PROVIDED MATERIAL:

******

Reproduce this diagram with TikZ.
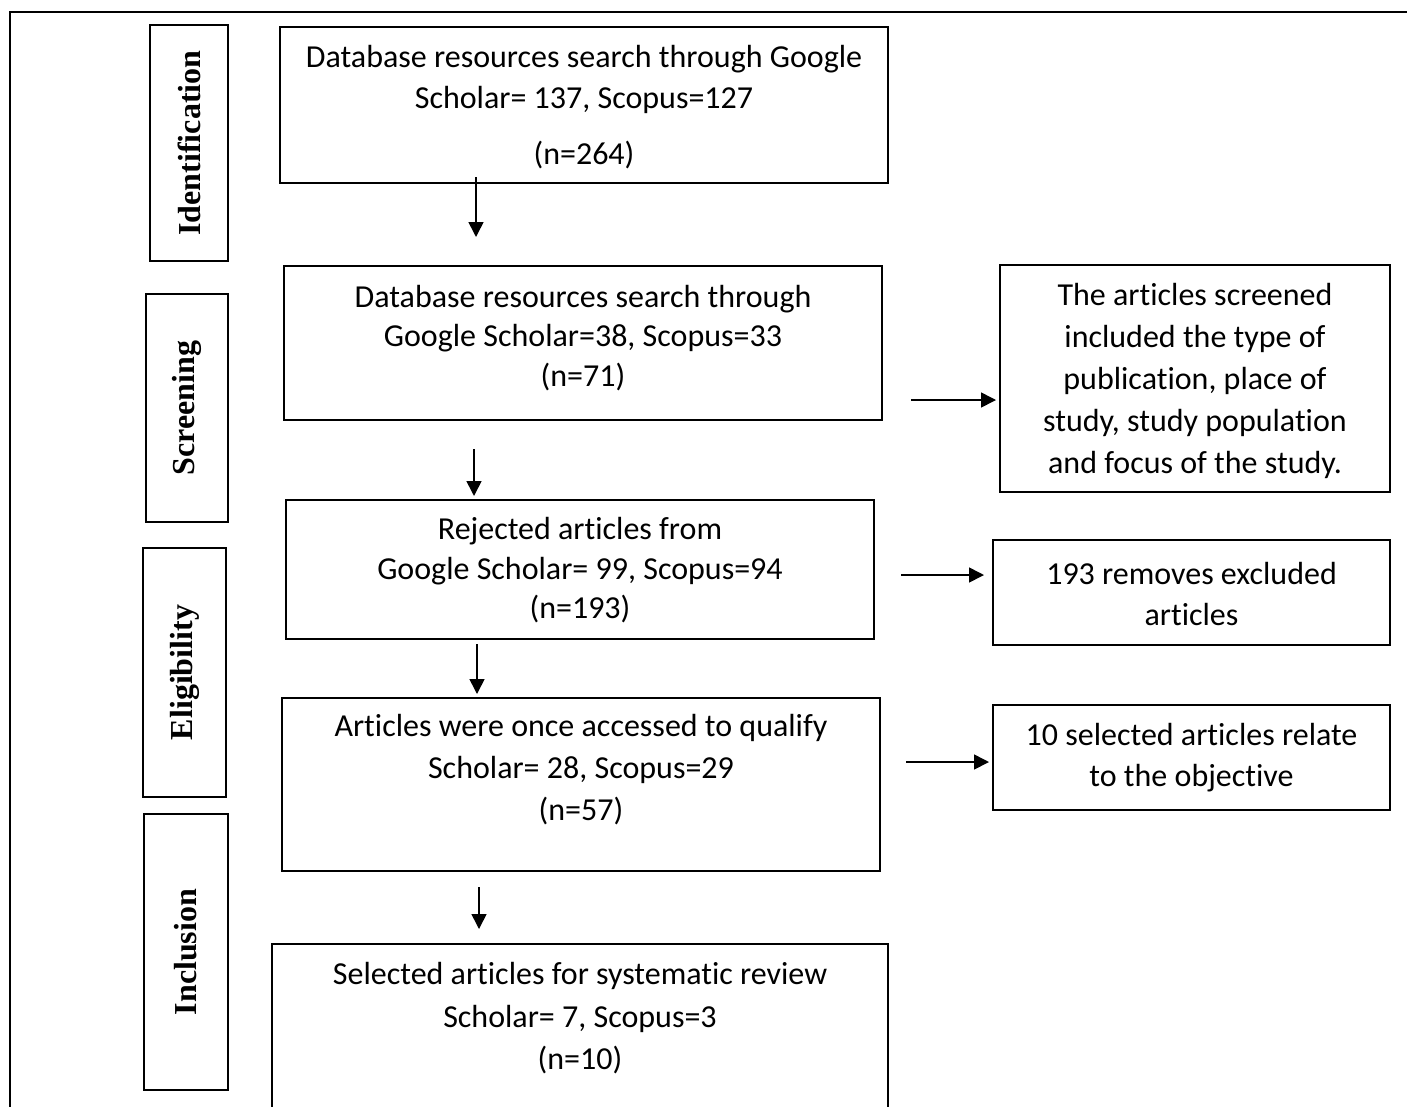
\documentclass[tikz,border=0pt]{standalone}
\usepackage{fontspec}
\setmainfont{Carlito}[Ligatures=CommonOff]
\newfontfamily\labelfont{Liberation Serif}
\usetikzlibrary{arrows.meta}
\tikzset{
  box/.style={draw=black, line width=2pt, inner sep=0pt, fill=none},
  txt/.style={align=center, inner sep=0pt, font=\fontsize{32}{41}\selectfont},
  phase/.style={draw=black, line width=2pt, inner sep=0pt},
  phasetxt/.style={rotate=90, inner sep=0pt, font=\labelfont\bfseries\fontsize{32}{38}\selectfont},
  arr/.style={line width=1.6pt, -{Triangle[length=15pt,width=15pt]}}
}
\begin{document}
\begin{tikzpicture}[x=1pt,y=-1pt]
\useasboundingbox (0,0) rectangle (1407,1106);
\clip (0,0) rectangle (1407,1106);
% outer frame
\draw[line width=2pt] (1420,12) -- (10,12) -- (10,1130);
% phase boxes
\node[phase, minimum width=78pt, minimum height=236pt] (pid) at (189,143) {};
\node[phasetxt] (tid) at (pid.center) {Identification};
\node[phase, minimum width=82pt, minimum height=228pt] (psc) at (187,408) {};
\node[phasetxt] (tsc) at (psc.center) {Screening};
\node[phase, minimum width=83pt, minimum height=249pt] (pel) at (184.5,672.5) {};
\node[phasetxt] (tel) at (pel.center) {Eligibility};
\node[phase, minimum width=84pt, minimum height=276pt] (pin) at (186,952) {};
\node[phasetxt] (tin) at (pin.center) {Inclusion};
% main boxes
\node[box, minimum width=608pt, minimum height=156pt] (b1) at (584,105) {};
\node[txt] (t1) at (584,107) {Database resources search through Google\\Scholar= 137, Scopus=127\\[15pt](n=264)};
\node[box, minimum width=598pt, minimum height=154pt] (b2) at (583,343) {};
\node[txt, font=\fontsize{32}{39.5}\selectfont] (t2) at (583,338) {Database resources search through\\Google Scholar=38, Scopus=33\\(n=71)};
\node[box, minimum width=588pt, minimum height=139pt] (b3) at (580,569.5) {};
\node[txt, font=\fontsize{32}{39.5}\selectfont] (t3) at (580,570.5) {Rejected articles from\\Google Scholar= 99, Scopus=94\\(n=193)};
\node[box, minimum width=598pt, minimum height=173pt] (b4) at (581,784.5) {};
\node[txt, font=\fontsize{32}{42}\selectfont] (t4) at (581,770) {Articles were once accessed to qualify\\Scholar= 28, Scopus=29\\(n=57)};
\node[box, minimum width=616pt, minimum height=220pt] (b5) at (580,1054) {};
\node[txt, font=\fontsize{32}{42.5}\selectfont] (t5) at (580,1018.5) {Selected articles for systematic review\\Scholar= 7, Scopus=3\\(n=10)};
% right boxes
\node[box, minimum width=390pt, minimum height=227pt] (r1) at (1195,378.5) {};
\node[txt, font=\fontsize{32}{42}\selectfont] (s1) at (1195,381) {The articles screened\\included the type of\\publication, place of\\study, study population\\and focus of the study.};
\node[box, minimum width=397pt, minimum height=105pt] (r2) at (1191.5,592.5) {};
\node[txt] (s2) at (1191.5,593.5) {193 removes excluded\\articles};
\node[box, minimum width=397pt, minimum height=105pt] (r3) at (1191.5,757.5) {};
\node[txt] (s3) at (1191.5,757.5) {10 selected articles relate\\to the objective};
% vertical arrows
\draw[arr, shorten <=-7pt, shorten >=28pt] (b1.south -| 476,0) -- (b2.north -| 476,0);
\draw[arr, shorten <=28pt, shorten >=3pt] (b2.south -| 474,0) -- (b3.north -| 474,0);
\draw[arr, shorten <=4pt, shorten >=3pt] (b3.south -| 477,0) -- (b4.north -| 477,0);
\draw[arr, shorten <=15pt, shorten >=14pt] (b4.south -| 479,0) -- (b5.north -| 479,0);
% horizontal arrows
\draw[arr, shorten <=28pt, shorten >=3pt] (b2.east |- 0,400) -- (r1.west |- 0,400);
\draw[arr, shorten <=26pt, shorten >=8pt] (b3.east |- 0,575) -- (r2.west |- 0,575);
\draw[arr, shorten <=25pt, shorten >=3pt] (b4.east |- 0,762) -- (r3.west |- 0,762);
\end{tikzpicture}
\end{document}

******

GOAL: Repeat the material above word for word and skip every image in it.

REPLY TO THE TASK:
Reproduce this diagram with TikZ.
\documentclass[tikz,border=0pt]{standalone}
\usepackage{fontspec}
\setmainfont{Carlito}[Ligatures=CommonOff]
\newfontfamily\labelfont{Liberation Serif}
\usetikzlibrary{arrows.meta}
\tikzset{
  box/.style={draw=black, line width=2pt, inner sep=0pt, fill=none},
  txt/.style={align=center, inner sep=0pt, font=\fontsize{32}{41}\selectfont},
  phase/.style={draw=black, line width=2pt, inner sep=0pt},
  phasetxt/.style={rotate=90, inner sep=0pt, font=\labelfont\bfseries\fontsize{32}{38}\selectfont},
  arr/.style={line width=1.6pt, -{Triangle[length=15pt,width=15pt]}}
}
\begin{document}
\begin{tikzpicture}[x=1pt,y=-1pt]
\useasboundingbox (0,0) rectangle (1407,1106);
\clip (0,0) rectangle (1407,1106);
% outer frame
\draw[line width=2pt] (1420,12) -- (10,12) -- (10,1130);
% phase boxes
\node[phase, minimum width=78pt, minimum height=236pt] (pid) at (189,143) {};
\node[phasetxt] (tid) at (pid.center) {Identification};
\node[phase, minimum width=82pt, minimum height=228pt] (psc) at (187,408) {};
\node[phasetxt] (tsc) at (psc.center) {Screening};
\node[phase, minimum width=83pt, minimum height=249pt] (pel) at (184.5,672.5) {};
\node[phasetxt] (tel) at (pel.center) {Eligibility};
\node[phase, minimum width=84pt, minimum height=276pt] (pin) at (186,952) {};
\node[phasetxt] (tin) at (pin.center) {Inclusion};
% main boxes
\node[box, minimum width=608pt, minimum height=156pt] (b1) at (584,105) {};
\node[txt] (t1) at (584,107) {Database resources search through Google\\Scholar= 137, Scopus=127\\[15pt](n=264)};
\node[box, minimum width=598pt, minimum height=154pt] (b2) at (583,343) {};
\node[txt, font=\fontsize{32}{39.5}\selectfont] (t2) at (583,338) {Database resources search through\\Google Scholar=38, Scopus=33\\(n=71)};
\node[box, minimum width=588pt, minimum height=139pt] (b3) at (580,569.5) {};
\node[txt, font=\fontsize{32}{39.5}\selectfont] (t3) at (580,570.5) {Rejected articles from\\Google Scholar= 99, Scopus=94\\(n=193)};
\node[box, minimum width=598pt, minimum height=173pt] (b4) at (581,784.5) {};
\node[txt, font=\fontsize{32}{42}\selectfont] (t4) at (581,770) {Articles were once accessed to qualify\\Scholar= 28, Scopus=29\\(n=57)};
\node[box, minimum width=616pt, minimum height=220pt] (b5) at (580,1054) {};
\node[txt, font=\fontsize{32}{42.5}\selectfont] (t5) at (580,1018.5) {Selected articles for systematic review\\Scholar= 7, Scopus=3\\(n=10)};
% right boxes
\node[box, minimum width=390pt, minimum height=227pt] (r1) at (1195,378.5) {};
\node[txt, font=\fontsize{32}{42}\selectfont] (s1) at (1195,381) {The articles screened\\included the type of\\publication, place of\\study, study population\\and focus of the study.};
\node[box, minimum width=397pt, minimum height=105pt] (r2) at (1191.5,592.5) {};
\node[txt] (s2) at (1191.5,593.5) {193 removes excluded\\articles};
\node[box, minimum width=397pt, minimum height=105pt] (r3) at (1191.5,757.5) {};
\node[txt] (s3) at (1191.5,757.5) {10 selected articles relate\\to the objective};
% vertical arrows
\draw[arr, shorten <=-7pt, shorten >=28pt] (b1.south -| 476,0) -- (b2.north -| 476,0);
\draw[arr, shorten <=28pt, shorten >=3pt] (b2.south -| 474,0) -- (b3.north -| 474,0);
\draw[arr, shorten <=4pt, shorten >=3pt] (b3.south -| 477,0) -- (b4.north -| 477,0);
\draw[arr, shorten <=15pt, shorten >=14pt] (b4.south -| 479,0) -- (b5.north -| 479,0);
% horizontal arrows
\draw[arr, shorten <=28pt, shorten >=3pt] (b2.east |- 0,400) -- (r1.west |- 0,400);
\draw[arr, shorten <=26pt, shorten >=8pt] (b3.east |- 0,575) -- (r2.west |- 0,575);
\draw[arr, shorten <=25pt, shorten >=3pt] (b4.east |- 0,762) -- (r3.west |- 0,762);
\end{tikzpicture}
\end{document}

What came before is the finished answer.